Nothing outside the lines from the one containing "Rebuild this diagram" down to the one containing "minimum width=171.8pt, minimum" belongs in the copy; print that span exactly, both ends included, with pictures removed.

>> BEGIN RECORDS FOR PROCESSING

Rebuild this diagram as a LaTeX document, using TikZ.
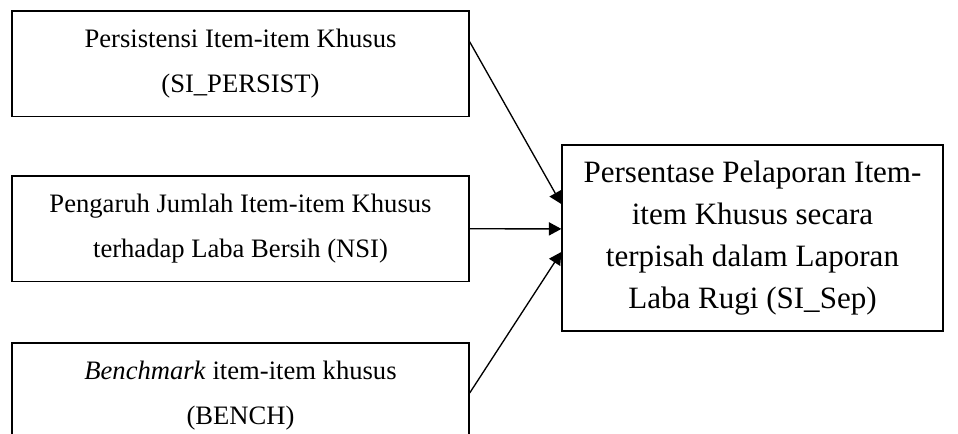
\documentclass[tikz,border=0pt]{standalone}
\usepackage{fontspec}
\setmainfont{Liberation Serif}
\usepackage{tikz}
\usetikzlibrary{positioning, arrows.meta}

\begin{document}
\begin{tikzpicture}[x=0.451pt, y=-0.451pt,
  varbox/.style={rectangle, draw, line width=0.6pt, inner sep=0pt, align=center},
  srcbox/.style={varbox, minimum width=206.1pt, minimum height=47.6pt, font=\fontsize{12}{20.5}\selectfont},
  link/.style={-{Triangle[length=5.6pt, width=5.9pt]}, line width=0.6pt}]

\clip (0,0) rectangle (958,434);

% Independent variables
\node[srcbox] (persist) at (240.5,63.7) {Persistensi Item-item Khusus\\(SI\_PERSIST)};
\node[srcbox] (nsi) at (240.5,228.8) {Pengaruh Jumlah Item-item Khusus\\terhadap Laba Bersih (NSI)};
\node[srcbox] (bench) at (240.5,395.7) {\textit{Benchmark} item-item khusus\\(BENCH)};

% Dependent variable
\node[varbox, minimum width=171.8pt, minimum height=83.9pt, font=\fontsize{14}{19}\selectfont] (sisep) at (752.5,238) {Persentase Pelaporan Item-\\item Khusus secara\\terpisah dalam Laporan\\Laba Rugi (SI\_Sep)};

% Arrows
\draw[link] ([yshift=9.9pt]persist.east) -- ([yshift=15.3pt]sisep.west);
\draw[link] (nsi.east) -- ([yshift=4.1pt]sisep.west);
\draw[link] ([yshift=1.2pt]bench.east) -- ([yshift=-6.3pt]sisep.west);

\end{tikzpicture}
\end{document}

>> END RECORDS FOR PROCESSING
>> BEGIN RECORDS FOR PROCESSING

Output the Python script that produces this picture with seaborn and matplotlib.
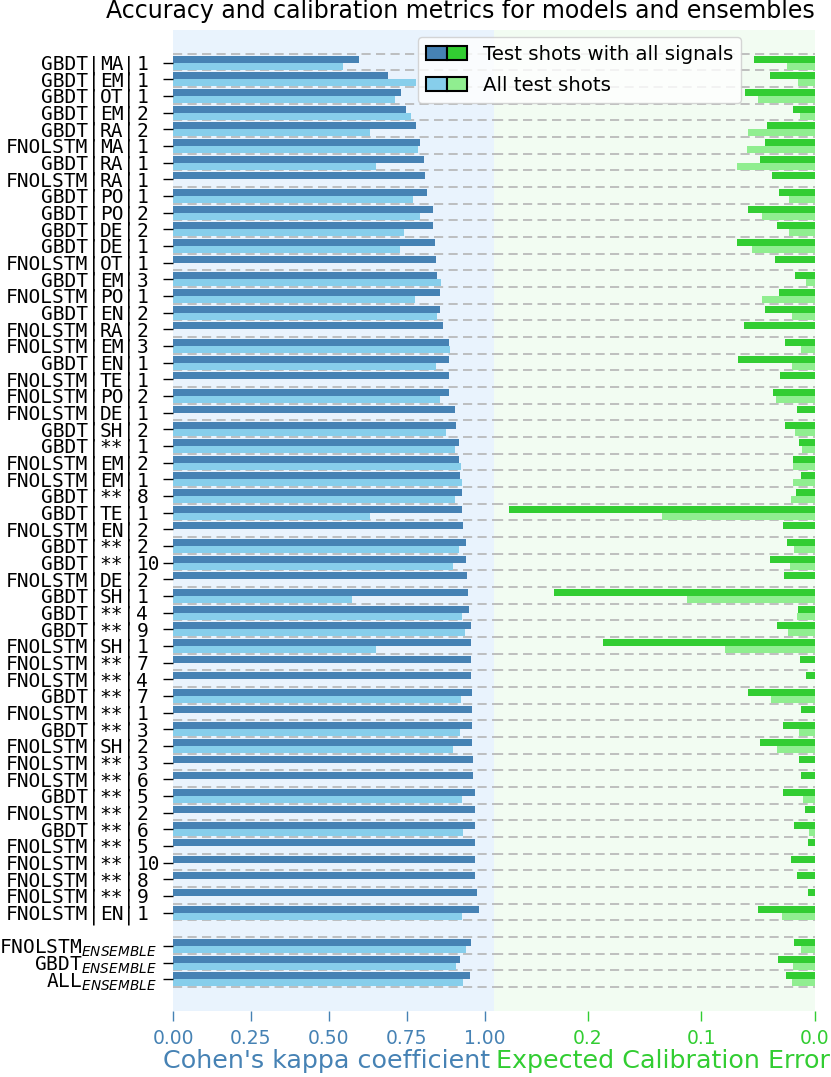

>> END RECORDS FOR PROCESSING

#### [CORRECT RESULT]
Rebuild this diagram as a LaTeX document, using TikZ.
\documentclass[tikz,border=0pt]{standalone}
\usepackage{fontspec}
\setmainfont{Liberation Serif}
\usepackage{tikz}
\usetikzlibrary{positioning, arrows.meta}

\begin{document}
\begin{tikzpicture}[x=0.451pt, y=-0.451pt,
  varbox/.style={rectangle, draw, line width=0.6pt, inner sep=0pt, align=center},
  srcbox/.style={varbox, minimum width=206.1pt, minimum height=47.6pt, font=\fontsize{12}{20.5}\selectfont},
  link/.style={-{Triangle[length=5.6pt, width=5.9pt]}, line width=0.6pt}]

\clip (0,0) rectangle (958,434);

% Independent variables
\node[srcbox] (persist) at (240.5,63.7) {Persistensi Item-item Khusus\\(SI\_PERSIST)};
\node[srcbox] (nsi) at (240.5,228.8) {Pengaruh Jumlah Item-item Khusus\\terhadap Laba Bersih (NSI)};
\node[srcbox] (bench) at (240.5,395.7) {\textit{Benchmark} item-item khusus\\(BENCH)};

% Dependent variable
\node[varbox, minimum width=171.8pt, minimum height=83.9pt, font=\fontsize{14}{19}\selectfont] (sisep) at (752.5,238) {Persentase Pelaporan Item-\\item Khusus secara\\terpisah dalam Laporan\\Laba Rugi (SI\_Sep)};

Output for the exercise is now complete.